Federal government’s open-door immigration policy on welfare under fire

The senators are demanding that DHS and the State Department provide answers to five questions no later than August 20.

Given the extraordinary implications for both our nation’s finances and the standards of U.S. citizenship, we ask that you provide information responsive to the following:

An explanation of why receipt of most welfare benefits is excluded from consideration of citizenship eligibility, and how this complies with the INA [Immigration and Nationalization Act] and congressional intent.

From 2001 to 2011, how many visa applicants and applicants for admission through the Visa Waiver Program were denied visas or admission because they were deemed likely to become a public charge?

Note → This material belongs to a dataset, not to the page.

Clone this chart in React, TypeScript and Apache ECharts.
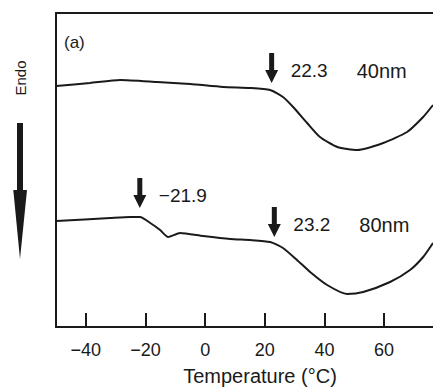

From 2001 to 2011, how many visa applicants were found likely to become a public charge but were nevertheless granted a visa and admitted into the United States because they presented an affidavit of support?

How many aliens issued visas or otherwise admitted into the United States from 2001 to 2011 became public charges as defined by your agency after entering the United States?

If your answers to the above questions are that your agencies do not track this information, then please explain why this information is not tracked.

To Sessions, welfare runs counter to the principles of a sound immigration policy.

“I strongly believe that a fundamental principle of American immigration policy is that anyone who comes to America, anyone accepted to come to America is expected to be financially independent, not be dependent on government welfare programs,” he said. “If a person can’t sustain themselves then they shouldn’t be admitted.”

The Alabama senator added that between the open door policy on welfare and the active promotion of SNAP enrollment the country is facing a mountain of costs.

“There is no doubt in my mind that this situation along with others is the reason that food stamps have gone up four times in the last eleven years — the cost of food stamps has gone up four times in the last eleven years — and we have to confront this and bring this under control or it will eat us alive,” he said.